Red Heart Super Saver comes in like a million colors and it’s cheap so that’s good for experimenting. Lily Sugar’n Cream is nice if you want cotton instead of acrylic – cotton has a different drape and doesn’t stretch as much which might actually be better for a bag that you’re gonna load up with heavy stuff.

Variations You Could Try

Instead of regular granny squares you could use solid squares which are less holey. Just fill in all the chain spaces with more double crochets. That would make the bag sturdier and you might not even need lining.

Or you could make hexagon grannies instead of squares but then you gotta figure out the geometry of fitting them together which sounds like math and I didn’t wanna deal with that.

Some people make the bottom of the bag as one solid piece instead of squares. Like you could crochet a rectangle in rows and then attach your square panels to the edges of that. Might be more stable actually but I was committed to the all-squares thing.

For straps you could use leather straps from the craft store, or make a chain strap, or do a braided yarn strap which looks cool but takes forever. I saw someone use macrame cord for straps once and that looked really nice and sturdy.

Actual Timeline

The squares themselves go pretty fast. I could make one square in like 20 minutes once I got in a rhythm. So making 12-15 squares is maybe 5-6 hours of actual crocheting spread over a few days.

The joining and assembly took me way longer than expected. Probably another 4-5 hours because I’m slow at sewing and I kept having to redo stuff. If you’re better at finishing work than I am you could probably do it faster.

Lining added another hour or two but I was hand-sewing it because my sewing machine was buried in the closet and I couldn’t be bothered to dig it out.

So total active time maybe 10-12 hours? But spread out over like two weeks because I only worked on it while watching TV or when I felt like it.

What I’d Do Differently Next Time

I’d plan the size better from the start. Like actually measure bags I currently use and like, and make my granny square bag those dimensions instead of just winging it.

I’d also maybe use a sturdier yarn. The Caron Simply Soft is nice and soft but it’s got a lot of stretch to it so the bag kinda sags when you put heavy stuff in it. Something like Wool-Ease or a cotton blend would hold its shape better.

And I’d definitely line it from the beginning instead of treating that as an afterthought.

Oh and I’d probably make the straps a bit shorter. Mine ended up longer than I wanted so the bag hangs too low when I wear it over my shoulder. Measure twice, crochet once or whatever that saying is.

The good thing about this project is you can customize literally everything.

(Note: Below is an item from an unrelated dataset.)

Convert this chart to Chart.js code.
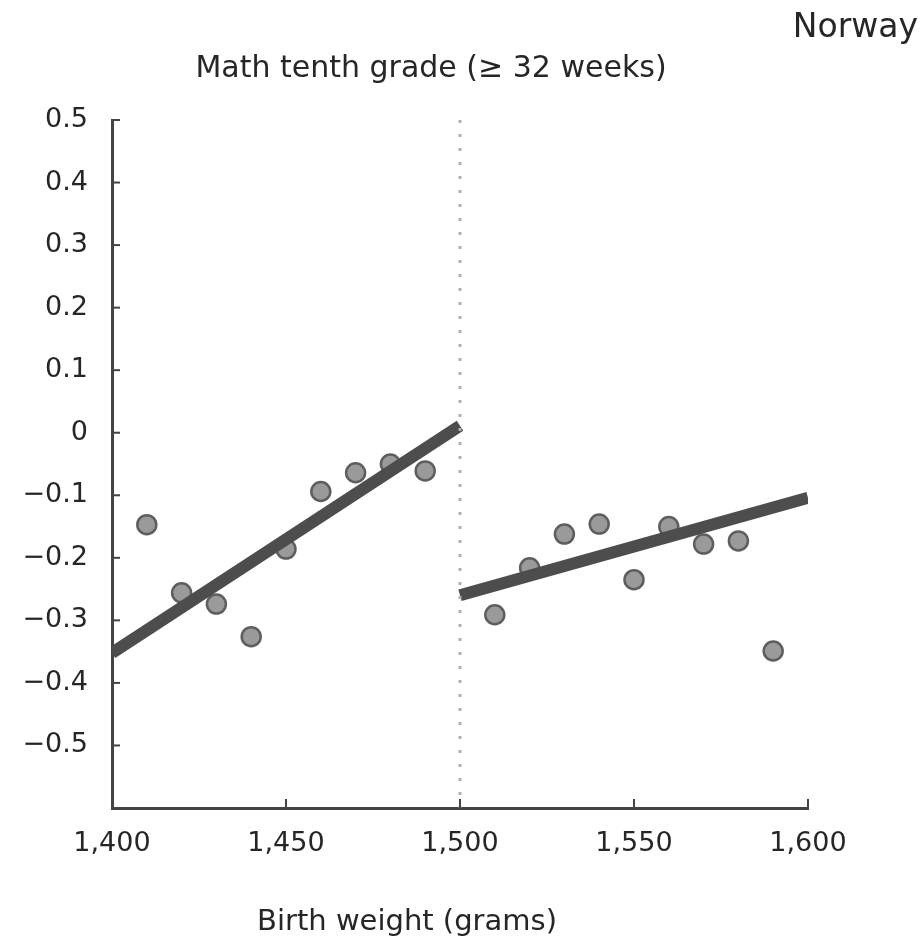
<!DOCTYPE html>
<html>
<head>
<meta charset="utf-8">
<script src="https://cdn.jsdelivr.net/npm/chart.js@4"></script>
<style>
  html, body { margin: 0; padding: 0; background: #fff; }
  #wrap { width: 924px; height: 945px; }
</style>
</head>
<body>
<div id="wrap"><canvas id="rdChart"></canvas></div>
<script>
// binned means, Norway, math tenth grade
const birthWeight = [1410, 1420, 1430, 1440, 1450, 1460, 1470, 1480, 1490,
                     1510, 1520, 1530, 1540, 1550, 1560, 1570, 1580, 1590];
const mathScore = [-0.147, -0.256, -0.274, -0.326, -0.186, -0.094, -0.064, -0.050, -0.061,
                   -0.291, -0.216, -0.162, -0.146, -0.235, -0.150, -0.178, -0.173, -0.349];

// fitted lines each side of the cutoff
const fitLeftX = [1400, 1500];
const fitLeftY = [-0.352, 0.011];
const fitRightX = [1500, 1600];
const fitRightY = [-0.260, -0.104];

const cutoff = 1500;
const xTicks = [1400, 1450, 1500, 1550, 1600];
const yTicks = [0.5, 0.4, 0.3, 0.2, 0.1, 0, -0.1, -0.2, -0.3, -0.4, -0.5, -0.6];

const titleText = 'Math tenth grade (\u2265 32 weeks)';
const countryText = 'Norway';
const xTitleText = 'Birth weight (grams)';

const FONT = '"DejaVu Sans", sans-serif';
const AXIS = '#444';
const TEXT = '#262626';

function pts(xs, ys) {
    return xs.map((x, i) => ({ x: x, y: ys[i] }));
}

// inner tick marks + text labels
const decor = {
    id: 'decor',
    afterDraw(chart) {
        const c = chart.ctx;
        const xs = chart.scales.x, ys = chart.scales.y;
        const area = chart.chartArea;
        c.save();
        c.strokeStyle = AXIS;
        c.lineWidth = 2;
        xTicks.forEach(v => {
            const px = xs.getPixelForValue(v);
            c.beginPath();
            c.moveTo(px, area.bottom);
            c.lineTo(px, area.bottom - 9);
            c.stroke();
        });
        yTicks.forEach(v => {
            const py = ys.getPixelForValue(v);
            c.beginPath();
            c.moveTo(area.left, py);
            c.lineTo(area.left + 8, py);
            c.stroke();
        });
        c.fillStyle = TEXT;
        c.textBaseline = 'middle';
        c.textAlign = 'center';
        c.font = '30px ' + FONT;
        c.fillText(titleText, 431, 69);
        c.font = '29px ' + FONT;
        c.fillText(xTitleText, 407, 922);
        c.font = '33px ' + FONT;
        c.textAlign = 'right';
        c.fillText(countryText, 918, 28);
        c.restore();
    }
};

const ctx = document.getElementById('rdChart');

new Chart(ctx, {
    type: 'scatter',
    data: {
        datasets: [
            {
                label: 'cutoff',
                data: [{ x: cutoff, y: 0.5 }, { x: cutoff, y: -0.6 }],
                showLine: true,
                borderColor: '#b0b0b0',
                borderWidth: 3,
                borderDash: [3, 11],
                pointRadius: 0
            },
            {
                label: 'fit left',
                data: pts(fitLeftX, fitLeftY),
                showLine: true,
                borderColor: '#4d4d4d',
                borderWidth: 12,
                borderCapStyle: 'butt',
                pointRadius: 0
            },
            {
                label: 'fit right',
                data: pts(fitRightX, fitRightY),
                showLine: true,
                borderColor: '#4d4d4d',
                borderWidth: 12,
                borderCapStyle: 'butt',
                pointRadius: 0
            },
            {
                label: 'bin means',
                data: pts(birthWeight, mathScore),
                pointRadius: 9.5,
                pointBackgroundColor: '#9a9a9a',
                pointBorderColor: '#5e5e5e',
                pointBorderWidth: 2.5
            }
        ]
    },
    options: {
        responsive: true,
        maintainAspectRatio: false,
        animation: false,
        events: [],
        layout: { padding: { left: 0, top: 120, right: 116, bottom: 0 } },
        plugins: {
            legend: { display: false },
            tooltip: { enabled: false }
        },
        scales: {
            x: {
                type: 'linear',
                min: 1400,
                max: 1600,
                afterBuildTicks: s => { s.ticks = xTicks.map(v => ({ value: v })); },
                afterFit: s => { s.height = 137; },
                grid: { display: false, drawTicks: false },
                border: { display: true, color: AXIS, width: 3 },
                ticks: {
                    padding: 20,
                    color: TEXT,
                    font: { family: FONT, size: 27 },
                    callback: v => v.toLocaleString('en-US')
                }
            },
            y: {
                min: -0.6,
                max: 0.5,
                afterBuildTicks: s => { s.ticks = yTicks.map(v => ({ value: v })); },
                afterFit: s => { s.width = 112; },
                grid: { display: false, drawTicks: false },
                border: { display: true, color: AXIS, width: 3 },
                ticks: {
                    padding: 24,
                    color: TEXT,
                    font: { family: FONT, size: 27 },
                    callback: v => {
                        const r = Math.round(v * 10) / 10;
                        if (r < -0.55) return '';
                        if (r === 0) return '0';
                        return r < 0 ? '\u2212' + Math.abs(r).toFixed(1) : r.toFixed(1);
                    }
                }
            }
        }
    },
    plugins: [decor]
});
</script>
</body>
</html>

Size, colors, strap length, whether you add pockets (you could sew a pocket into the lining), whether you do a closure. It’s pretty forgiving too – if a square isn’t perfect nobody’s really gonna notice once it’s all sewn together.

Anyway that’s basically how you make a granny square purse. Start with squares, make enough of them, sew them into a bag shape, add straps, maybe add lining, and you’re done. It’s not complicated it’s just time-consuming and the finishing work is annoying but the end result is actually pretty useful and people always compliment it when I use it.